[Directions for this task]: Pictures do not belong in your copy. Repeat all the other data exactly.

[Material to process]:
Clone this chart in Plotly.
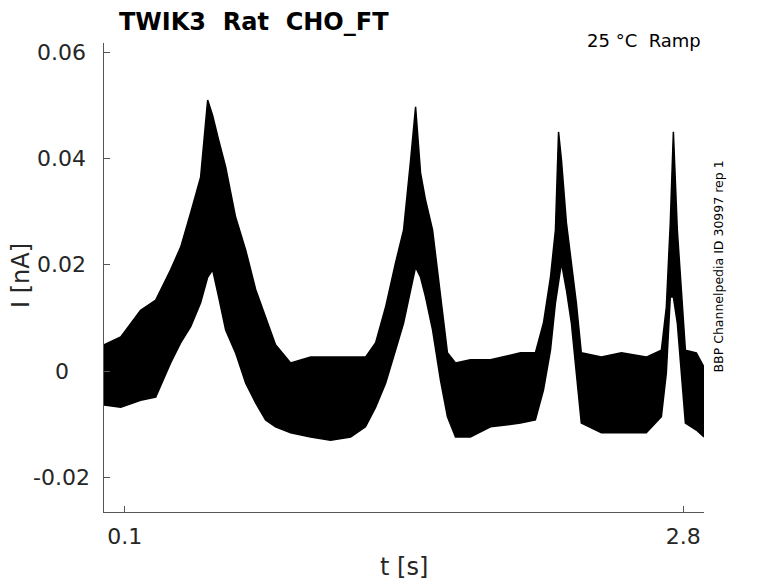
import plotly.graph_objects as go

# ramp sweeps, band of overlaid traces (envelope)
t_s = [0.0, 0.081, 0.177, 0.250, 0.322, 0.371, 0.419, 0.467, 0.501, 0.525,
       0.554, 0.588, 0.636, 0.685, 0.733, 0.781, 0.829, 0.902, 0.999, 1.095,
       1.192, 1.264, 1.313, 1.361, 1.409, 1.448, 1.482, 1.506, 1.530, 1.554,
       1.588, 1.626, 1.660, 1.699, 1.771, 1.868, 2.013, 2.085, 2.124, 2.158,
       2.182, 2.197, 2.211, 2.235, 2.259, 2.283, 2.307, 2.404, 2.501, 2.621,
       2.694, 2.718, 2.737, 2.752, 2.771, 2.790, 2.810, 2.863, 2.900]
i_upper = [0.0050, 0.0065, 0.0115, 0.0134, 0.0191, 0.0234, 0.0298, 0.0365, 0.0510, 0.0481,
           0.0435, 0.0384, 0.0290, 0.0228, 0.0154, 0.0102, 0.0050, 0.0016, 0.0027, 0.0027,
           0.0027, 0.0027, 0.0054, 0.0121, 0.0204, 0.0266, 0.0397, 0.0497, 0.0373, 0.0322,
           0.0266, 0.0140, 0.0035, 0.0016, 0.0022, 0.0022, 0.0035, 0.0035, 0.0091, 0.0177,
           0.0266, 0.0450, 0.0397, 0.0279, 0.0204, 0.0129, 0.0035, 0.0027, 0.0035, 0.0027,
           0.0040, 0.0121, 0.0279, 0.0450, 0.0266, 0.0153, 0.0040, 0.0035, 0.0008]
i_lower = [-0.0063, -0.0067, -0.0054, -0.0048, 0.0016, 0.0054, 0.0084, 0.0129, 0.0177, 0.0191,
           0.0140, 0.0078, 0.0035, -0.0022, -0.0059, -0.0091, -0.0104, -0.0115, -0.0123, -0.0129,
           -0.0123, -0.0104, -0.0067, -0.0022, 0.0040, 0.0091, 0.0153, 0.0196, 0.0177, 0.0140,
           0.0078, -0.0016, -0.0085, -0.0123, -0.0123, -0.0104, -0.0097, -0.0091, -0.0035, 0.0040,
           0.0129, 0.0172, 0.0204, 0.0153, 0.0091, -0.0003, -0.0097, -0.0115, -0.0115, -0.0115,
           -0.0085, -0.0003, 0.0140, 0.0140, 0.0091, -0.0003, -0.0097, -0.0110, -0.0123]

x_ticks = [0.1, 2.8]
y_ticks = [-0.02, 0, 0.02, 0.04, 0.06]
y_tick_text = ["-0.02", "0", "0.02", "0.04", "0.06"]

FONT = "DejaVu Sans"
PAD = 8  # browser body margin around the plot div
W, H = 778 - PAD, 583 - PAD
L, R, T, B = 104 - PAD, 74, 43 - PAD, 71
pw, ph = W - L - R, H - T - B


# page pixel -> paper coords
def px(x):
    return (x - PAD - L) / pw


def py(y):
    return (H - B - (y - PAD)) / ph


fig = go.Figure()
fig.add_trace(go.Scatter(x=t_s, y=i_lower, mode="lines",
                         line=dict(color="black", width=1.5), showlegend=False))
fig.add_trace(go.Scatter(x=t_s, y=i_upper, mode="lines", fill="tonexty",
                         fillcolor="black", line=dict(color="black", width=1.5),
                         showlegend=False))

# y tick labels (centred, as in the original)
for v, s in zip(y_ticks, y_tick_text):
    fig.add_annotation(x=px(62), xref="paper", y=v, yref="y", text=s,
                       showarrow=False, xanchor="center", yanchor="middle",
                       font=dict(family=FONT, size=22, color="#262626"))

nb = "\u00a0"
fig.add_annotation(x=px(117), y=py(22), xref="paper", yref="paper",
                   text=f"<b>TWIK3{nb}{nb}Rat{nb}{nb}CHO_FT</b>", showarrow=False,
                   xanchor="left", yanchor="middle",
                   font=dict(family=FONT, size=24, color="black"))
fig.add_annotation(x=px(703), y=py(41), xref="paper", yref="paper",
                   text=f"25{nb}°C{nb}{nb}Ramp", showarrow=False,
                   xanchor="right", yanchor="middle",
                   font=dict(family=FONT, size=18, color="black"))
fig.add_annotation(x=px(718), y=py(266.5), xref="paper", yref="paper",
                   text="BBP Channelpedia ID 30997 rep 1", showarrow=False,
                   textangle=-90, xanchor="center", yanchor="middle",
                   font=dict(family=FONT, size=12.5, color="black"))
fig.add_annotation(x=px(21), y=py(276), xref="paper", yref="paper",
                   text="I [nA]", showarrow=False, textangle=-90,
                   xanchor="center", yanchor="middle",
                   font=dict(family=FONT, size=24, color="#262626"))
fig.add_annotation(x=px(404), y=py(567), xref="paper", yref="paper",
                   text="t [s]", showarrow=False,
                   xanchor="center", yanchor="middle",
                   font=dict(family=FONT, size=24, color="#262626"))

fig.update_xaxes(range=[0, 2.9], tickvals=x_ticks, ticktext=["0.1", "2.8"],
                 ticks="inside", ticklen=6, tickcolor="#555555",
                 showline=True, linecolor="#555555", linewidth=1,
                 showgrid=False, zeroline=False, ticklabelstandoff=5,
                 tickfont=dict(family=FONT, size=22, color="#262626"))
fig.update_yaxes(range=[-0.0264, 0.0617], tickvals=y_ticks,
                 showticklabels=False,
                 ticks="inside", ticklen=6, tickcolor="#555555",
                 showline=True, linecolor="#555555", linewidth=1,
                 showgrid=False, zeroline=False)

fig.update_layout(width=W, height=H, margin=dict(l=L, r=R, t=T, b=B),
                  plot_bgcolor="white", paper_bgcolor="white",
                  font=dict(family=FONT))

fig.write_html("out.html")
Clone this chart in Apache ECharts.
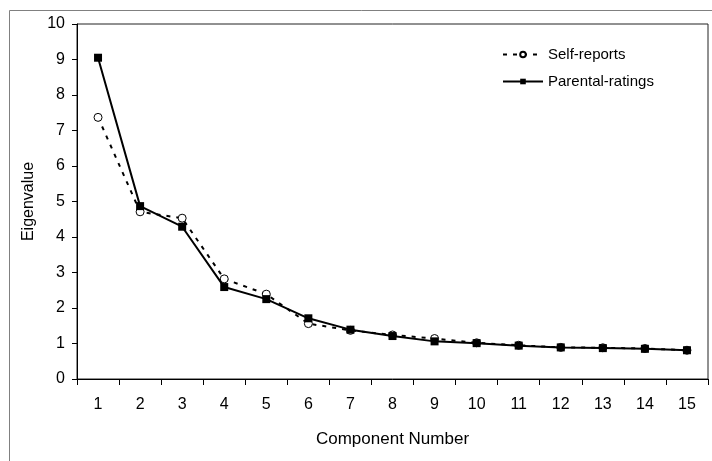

[The answer]:
Clone this chart in Plotly.
import plotly.graph_objects as go

# ramp sweeps, band of overlaid traces (envelope)
t_s = [0.0, 0.081, 0.177, 0.250, 0.322, 0.371, 0.419, 0.467, 0.501, 0.525,
       0.554, 0.588, 0.636, 0.685, 0.733, 0.781, 0.829, 0.902, 0.999, 1.095,
       1.192, 1.264, 1.313, 1.361, 1.409, 1.448, 1.482, 1.506, 1.530, 1.554,
       1.588, 1.626, 1.660, 1.699, 1.771, 1.868, 2.013, 2.085, 2.124, 2.158,
       2.182, 2.197, 2.211, 2.235, 2.259, 2.283, 2.307, 2.404, 2.501, 2.621,
       2.694, 2.718, 2.737, 2.752, 2.771, 2.790, 2.810, 2.863, 2.900]
i_upper = [0.0050, 0.0065, 0.0115, 0.0134, 0.0191, 0.0234, 0.0298, 0.0365, 0.0510, 0.0481,
           0.0435, 0.0384, 0.0290, 0.0228, 0.0154, 0.0102, 0.0050, 0.0016, 0.0027, 0.0027,
           0.0027, 0.0027, 0.0054, 0.0121, 0.0204, 0.0266, 0.0397, 0.0497, 0.0373, 0.0322,
           0.0266, 0.0140, 0.0035, 0.0016, 0.0022, 0.0022, 0.0035, 0.0035, 0.0091, 0.0177,
           0.0266, 0.0450, 0.0397, 0.0279, 0.0204, 0.0129, 0.0035, 0.0027, 0.0035, 0.0027,
           0.0040, 0.0121, 0.0279, 0.0450, 0.0266, 0.0153, 0.0040, 0.0035, 0.0008]
i_lower = [-0.0063, -0.0067, -0.0054, -0.0048, 0.0016, 0.0054, 0.0084, 0.0129, 0.0177, 0.0191,
           0.0140, 0.0078, 0.0035, -0.0022, -0.0059, -0.0091, -0.0104, -0.0115, -0.0123, -0.0129,
           -0.0123, -0.0104, -0.0067, -0.0022, 0.0040, 0.0091, 0.0153, 0.0196, 0.0177, 0.0140,
           0.0078, -0.0016, -0.0085, -0.0123, -0.0123, -0.0104, -0.0097, -0.0091, -0.0035, 0.0040,
           0.0129, 0.0172, 0.0204, 0.0153, 0.0091, -0.0003, -0.0097, -0.0115, -0.0115, -0.0115,
           -0.0085, -0.0003, 0.0140, 0.0140, 0.0091, -0.0003, -0.0097, -0.0110, -0.0123]

x_ticks = [0.1, 2.8]
y_ticks = [-0.02, 0, 0.02, 0.04, 0.06]
y_tick_text = ["-0.02", "0", "0.02", "0.04", "0.06"]

FONT = "DejaVu Sans"
PAD = 8  # browser body margin around the plot div
W, H = 778 - PAD, 583 - PAD
L, R, T, B = 104 - PAD, 74, 43 - PAD, 71
pw, ph = W - L - R, H - T - B


# page pixel -> paper coords
def px(x):
    return (x - PAD - L) / pw


def py(y):
    return (H - B - (y - PAD)) / ph


fig = go.Figure()
fig.add_trace(go.Scatter(x=t_s, y=i_lower, mode="lines",
                         line=dict(color="black", width=1.5), showlegend=False))
fig.add_trace(go.Scatter(x=t_s, y=i_upper, mode="lines", fill="tonexty",
                         fillcolor="black", line=dict(color="black", width=1.5),
                         showlegend=False))

# y tick labels (centred, as in the original)
for v, s in zip(y_ticks, y_tick_text):
    fig.add_annotation(x=px(62), xref="paper", y=v, yref="y", text=s,
                       showarrow=False, xanchor="center", yanchor="middle",
                       font=dict(family=FONT, size=22, color="#262626"))

nb = "\u00a0"
fig.add_annotation(x=px(117), y=py(22), xref="paper", yref="paper",
                   text=f"<b>TWIK3{nb}{nb}Rat{nb}{nb}CHO_FT</b>", showarrow=False,
                   xanchor="left", yanchor="middle",
                   font=dict(family=FONT, size=24, color="black"))
fig.add_annotation(x=px(703), y=py(41), xref="paper", yref="paper",
                   text=f"25{nb}°C{nb}{nb}Ramp", showarrow=False,
                   xanchor="right", yanchor="middle",
                   font=dict(family=FONT, size=18, color="black"))
fig.add_annotation(x=px(718), y=py(266.5), xref="paper", yref="paper",
                   text="BBP Channelpedia ID 30997 rep 1", showarrow=False,
                   textangle=-90, xanchor="center", yanchor="middle",
                   font=dict(family=FONT, size=12.5, color="black"))
fig.add_annotation(x=px(21), y=py(276), xref="paper", yref="paper",
                   text="I [nA]", showarrow=False, textangle=-90,
                   xanchor="center", yanchor="middle",
                   font=dict(family=FONT, size=24, color="#262626"))
fig.add_annotation(x=px(404), y=py(567), xref="paper", yref="paper",
                   text="t [s]", showarrow=False,
                   xanchor="center", yanchor="middle",
                   font=dict(family=FONT, size=24, color="#262626"))

fig.update_xaxes(range=[0, 2.9], tickvals=x_ticks, ticktext=["0.1", "2.8"],
                 ticks="inside", ticklen=6, tickcolor="#555555",
                 showline=True, linecolor="#555555", linewidth=1,
                 showgrid=False, zeroline=False, ticklabelstandoff=5,
                 tickfont=dict(family=FONT, size=22, color="#262626"))
fig.update_yaxes(range=[-0.0264, 0.0617], tickvals=y_ticks,
                 showticklabels=False,
                 ticks="inside", ticklen=6, tickcolor="#555555",
                 showline=True, linecolor="#555555", linewidth=1,
                 showgrid=False, zeroline=False)

fig.update_layout(width=W, height=H, margin=dict(l=L, r=R, t=T, b=B),
                  plot_bgcolor="white", paper_bgcolor="white",
                  font=dict(family=FONT))

fig.write_html("out.html")
Clone this chart in Apache ECharts.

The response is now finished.